Pero de las mentiras ajenas y próximas daba cuenta ya François Babeuf, periodista revolucionario francés, cuado solo había papel y lápiz y las redes a las que se culpa ahora de los bulos y las mentiras no existían; decía el revolucionario guillotinado que la mentira viaja con los gastos pagados mientras que la verdad se tiene que abrir paso puerta a puerta. Es la mentira siempre, solo el vehículo en el que se traslada cambia.
En esto de los gastos pagados nos ilustró el filólogo Viktor Kemplerer, fino analista de las mentiras de Goebbels que convencieron a casi todo el pueblo alemán –y vino lo que vino–. Cuenta y recuerda cómo en su estancia como profesor en Nápoles, la gente se arremolinaba a las puertas de los periódicos tras las cotidianas mentiras publicadas gritando ¡pagato, pagato!
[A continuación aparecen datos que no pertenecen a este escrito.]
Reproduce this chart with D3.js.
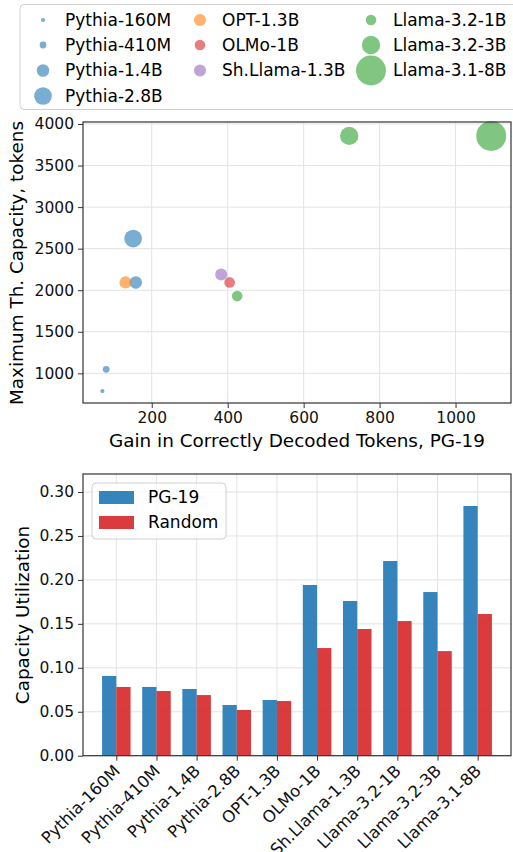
<!DOCTYPE html>
<html>
<head>
<meta charset="utf-8">
<script src="https://cdn.jsdelivr.net/npm/d3@7"></script>
<style>
  body { margin: 0; background: #fff; }
  svg { font-family: "DejaVu Sans", sans-serif; display: block; }
  .grid line { stroke: #e3e3e3; stroke-width: 1; }
  .axis path, .axis line { stroke: #333; }
  .axis text { font-family: "DejaVu Sans", sans-serif; font-size: 15.5px; fill: #111; }
  .axis.cats text { font-size: 16.5px; }
  .label { font-size: 18.4px; }
</style>
</head>
<body>
<svg id="fig" width="513" height="852"></svg>
<script>
// scatter data
const models = ["Pythia-160M", "Pythia-410M", "Pythia-1.4B", "Pythia-2.8B", "OPT-1.3B",
  "OLMo-1B", "Sh.Llama-1.3B", "Llama-3.2-1B", "Llama-3.2-3B", "Llama-3.1-8B"];
const family = ["pythia", "pythia", "pythia", "pythia", "opt", "olmo", "shllama", "llama", "llama", "llama"];
const params = [0.16, 0.41, 1.4, 2.8, 1.3, 1.0, 1.3, 1.0, 3.0, 8.0];
const gain = [70, 80, 158, 151, 131, 405, 383, 425, 720, 1094];
const capacity = [787, 1048, 2094, 2622, 2094, 2094, 2190, 1929, 3857, 3857];
const xTicks = [200, 400, 600, 800, 1000];
const yTicks = [1000, 1500, 2000, 2500, 3000, 3500, 4000];

// bar data
const pg19 = [0.0907, 0.0782, 0.0759, 0.0577, 0.0634, 0.1942, 0.1760, 0.2215, 0.1862, 0.2841];
const random = [0.0782, 0.0736, 0.0690, 0.0520, 0.0622, 0.1225, 0.1441, 0.1532, 0.1190, 0.1612];
const barTicks = [0, 0.05, 0.10, 0.15, 0.20, 0.25, 0.30];

const colors = {
  pythia: "#1f77b4", opt: "#ff7f0e", olmo: "#d62728", shllama: "#9467bd", llama: "#2ca02c"
};

const svg = d3.select("#fig");

// ---------- top scatter ----------
const sc = { left: 83, right: 511, top: 122, bottom: 403 };
const x = d3.scaleLinear().domain([19, 1146]).range([sc.left, sc.right]);
const y = d3.scaleLinear().domain([643, 4024]).range([sc.bottom, sc.top]);
const r = d3.scaleSqrt().domain([0, 8]).range([0, 15]);

const g1 = svg.append("g");

g1.append("g").attr("class", "grid")
  .selectAll("line.v").data(xTicks).join("line")
  .attr("x1", d => x(d)).attr("x2", d => x(d))
  .attr("y1", sc.top).attr("y2", sc.bottom);
g1.select(".grid")
  .selectAll("line.h").data(yTicks).join("line").attr("class", "h")
  .attr("x1", sc.left).attr("x2", sc.right)
  .attr("y1", d => y(d)).attr("y2", d => y(d));

g1.selectAll("circle.pt").data(models).join("circle")
  .attr("class", "pt")
  .attr("cx", (d, i) => x(gain[i]))
  .attr("cy", (d, i) => y(capacity[i]))
  .attr("r", (d, i) => r(params[i]))
  .attr("fill", (d, i) => colors[family[i]])
  .attr("fill-opacity", 0.6);

g1.append("rect")
  .attr("x", sc.left).attr("y", sc.top)
  .attr("width", sc.right - sc.left).attr("height", sc.bottom - sc.top)
  .attr("fill", "none").attr("stroke", "#333").attr("stroke-width", 1.2);

g1.append("g").attr("class", "axis")
  .attr("transform", `translate(0,${sc.bottom})`)
  .call(d3.axisBottom(x).tickValues(xTicks).tickFormat(d3.format("d")).tickSize(5).tickPadding(4))
  .call(g => g.select(".domain").remove());

g1.append("g").attr("class", "axis")
  .attr("transform", `translate(${sc.left},0)`)
  .call(d3.axisLeft(y).tickValues(yTicks).tickFormat(d3.format("d")).tickSize(5).tickPadding(4))
  .call(g => g.select(".domain").remove());

g1.append("text")
  .attr("class", "label")
  .text("Gain in Correctly Decoded Tokens, PG-19")
  .attr("x", (sc.left + sc.right) / 2)
  .attr("y", 447)
  .style("text-anchor", "middle");

g1.append("text")
  .attr("class", "label")
  .text("Maximum Th. Capacity, tokens")
  .attr("transform", "translate(22.5,263) rotate(-90)")
  .style("text-anchor", "middle");

// legend (top)
const leg = svg.append("g");
leg.append("rect")
  .attr("x", 20).attr("y", 4.5)
  .attr("width", 520).attr("height", 105)
  .attr("rx", 4)
  .attr("fill", "#fff").attr("fill-opacity", 0.8)
  .attr("stroke", "#d0d0d0");

const colX = [43, 200, 371];
const rowY = [20, 45, 70.5, 96];
const legPos = [[0, 0], [0, 1], [0, 2], [0, 3], [1, 0], [1, 1], [1, 2], [2, 0], [2, 1], [2, 2]];

const items = leg.selectAll("g.item").data(models).join("g")
  .attr("class", "item")
  .attr("transform", (d, i) => `translate(${colX[legPos[i][0]]},${rowY[legPos[i][1]]})`);
items.append("circle")
  .attr("r", (d, i) => r(params[i]))
  .attr("fill", (d, i) => colors[family[i]])
  .attr("fill-opacity", 0.6);
items.append("text")
  .text(d => d)
  .attr("x", 22)
  .attr("dy", "0.35em")
  .style("font-size", "17px");

// ---------- bottom bars ----------
const bot = { left: 83, right: 511, top: 474, bottom: 755.7 };
const xb = d3.scalePoint().domain(models).range([bot.left, bot.right]).padding(0.83);
const yb = d3.scaleLinear().domain([0, 0.3205]).range([bot.bottom, bot.top]);
const bw = xb.step() * 0.355;

const g2 = svg.append("g");

g2.append("g").attr("class", "grid")
  .selectAll("line.v").data(models).join("line")
  .attr("x1", d => xb(d)).attr("x2", d => xb(d))
  .attr("y1", bot.top).attr("y2", bot.bottom);
g2.select(".grid")
  .selectAll("line.h").data(barTicks).join("line").attr("class", "h")
  .attr("x1", bot.left).attr("x2", bot.right)
  .attr("y1", d => yb(d)).attr("y2", d => yb(d));

g2.selectAll("rect.pg").data(models).join("rect")
  .attr("class", "pg")
  .attr("x", d => xb(d) - bw)
  .attr("y", (d, i) => yb(pg19[i]))
  .attr("width", bw)
  .attr("height", (d, i) => yb(0) - yb(pg19[i]))
  .attr("fill", "#1f77b4").attr("fill-opacity", 0.9);

g2.selectAll("rect.rnd").data(models).join("rect")
  .attr("class", "rnd")
  .attr("x", d => xb(d))
  .attr("y", (d, i) => yb(random[i]))
  .attr("width", bw)
  .attr("height", (d, i) => yb(0) - yb(random[i]))
  .attr("fill", "#d62728").attr("fill-opacity", 0.9);

g2.append("rect")
  .attr("x", bot.left).attr("y", bot.top)
  .attr("width", bot.right - bot.left).attr("height", bot.bottom - bot.top)
  .attr("fill", "none").attr("stroke", "#333").attr("stroke-width", 1.2);

g2.append("g").attr("class", "axis")
  .attr("transform", `translate(${bot.left},0)`)
  .call(d3.axisLeft(yb).tickValues(barTicks).tickFormat(d3.format(".2f")).tickSize(5).tickPadding(4))
  .call(g => g.select(".domain").remove());

g2.append("g").attr("class", "axis cats")
  .attr("transform", `translate(0,${bot.bottom})`)
  .call(d3.axisBottom(xb).tickSize(5).tickPadding(4))
  .call(g => g.select(".domain").remove())
  .selectAll("text")
  .attr("y", 0).attr("dy", 0)
  .attr("transform", "translate(1,13) rotate(-45)")
  .style("text-anchor", "end")
  .attr("dominant-baseline", "middle");

g2.append("text")
  .attr("class", "label")
  .text("Capacity Utilization")
  .attr("transform", "translate(28.5,615) rotate(-90)")
  .style("text-anchor", "middle");

// legend (bottom)
const leg2 = svg.append("g").attr("transform", "translate(92,483)");
leg2.append("rect")
  .attr("width", 134).attr("height", 56).attr("rx", 4)
  .attr("fill", "#fff").attr("fill-opacity", 0.8)
  .attr("stroke", "#d0d0d0");
const series = [["PG-19", "#1f77b4"], ["Random", "#d62728"]];
const li = leg2.selectAll("g.s").data(series).join("g")
  .attr("class", "s")
  .attr("transform", (d, i) => `translate(7,${8 + i * 25})`);
li.append("rect").attr("width", 35).attr("height", 13)
  .attr("fill", d => d[1]).attr("fill-opacity", 0.9);
li.append("text").text(d => d[0])
  .attr("x", 49).attr("y", 6.5).attr("dy", "0.35em")
  .style("font-size", "17px");
</script>
</body>
</html>
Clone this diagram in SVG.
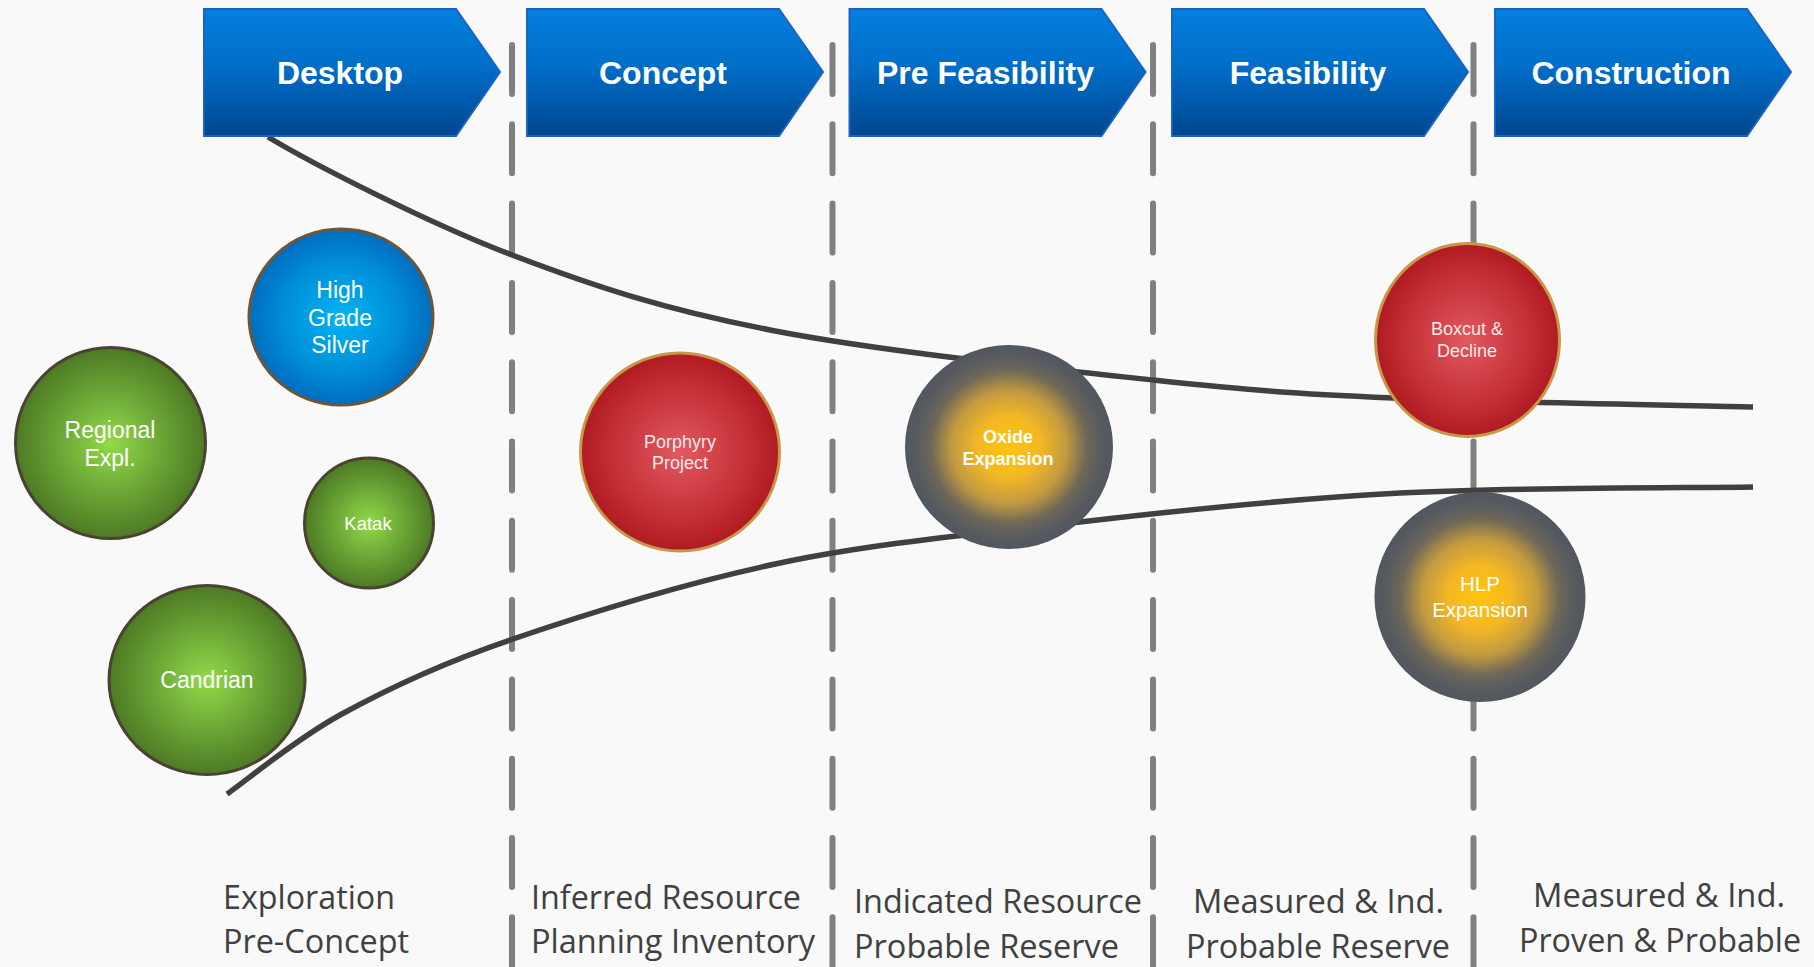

Un clásico eso de la relación del periodismo con la mafia, en este caso, la camorra.
Donald Trump es un mentiroso sistémico, con apoyo tecnológico, torcedor de la verdad y padre nutricio de las mentiras y bulos globales con descendencia y parentesco moral allende sus fronteras y réplicas en nuestros lares
Lo chocante es el rechazo, sin embargo, escolástico y en la moral pública, al menos en nuestra cultura judeocristiana, a la mentira. Muy mala tiene que ser cuando ya en los primeros textos, cuando no había ni papel ni ondas ni red, un ser superior hace casi cuatro mil años, esculpió a fuego en piedra un octavo mandamiento que decía: No darás falso testimonio ni mentirás, y se lo entregó a uno de sus profetas. Si hubiéramos estado presentes en aquel momento, una especie de rave, tal vez muchas de las víctimas de las mentiras, fundacionales, fundamentales, corrientes, habrían clamado: ¡mentira, postureo!
Para la mochila de los resistentes, cómo no asombrarse de una de las afirmaciones recientes de Donald Trump, beneficiario y mentiroso sistémico, con apoyo tecnológico, torcedor de la verdad y padre nutricio de las mentiras y bulos globales con descendencia y parentesco moral allende sus fronteras y réplicas en nuestros lares, pongamos que en Madrid, y no me refiero solo a la inquilina de la Puerta del Sol. Trump ha dicho que quiere volver a la religión y devolver el cristianismo a su gobierno; no ha dicho cuál o si va a unirlos, ni si con un decreto presidencial va a abolir el octavo mandamiento.
Ciertamente, combatir la mentira y el bulo no solo se ha convertido en un imperativo ético, un acto heroico en la charca y cloaca informativa, es una obligación democrática; no entro en las obligaciones de los creyentes porque ese es un cantar privado.
Pero no es solo un problema político, judicial, mediático, se miente sobre mojado y sobre un personal ya previamente pingueando. Y no es nuevo, de ahora. Como una herramienta más, no una solución, porque siempre habrá pecadores contra su dios y lo que más me incumbe, bulos contra la democracia, dejo esta propuesta de Bertrand Russell en un artículo suyo, Pensamiento libre y propaganda oficial: en las escuelas de primaria hay que enseñar desde niño el arte de leer con incredulidad los periódicos. Estoy de acuerdo, hay que empezar por la educación.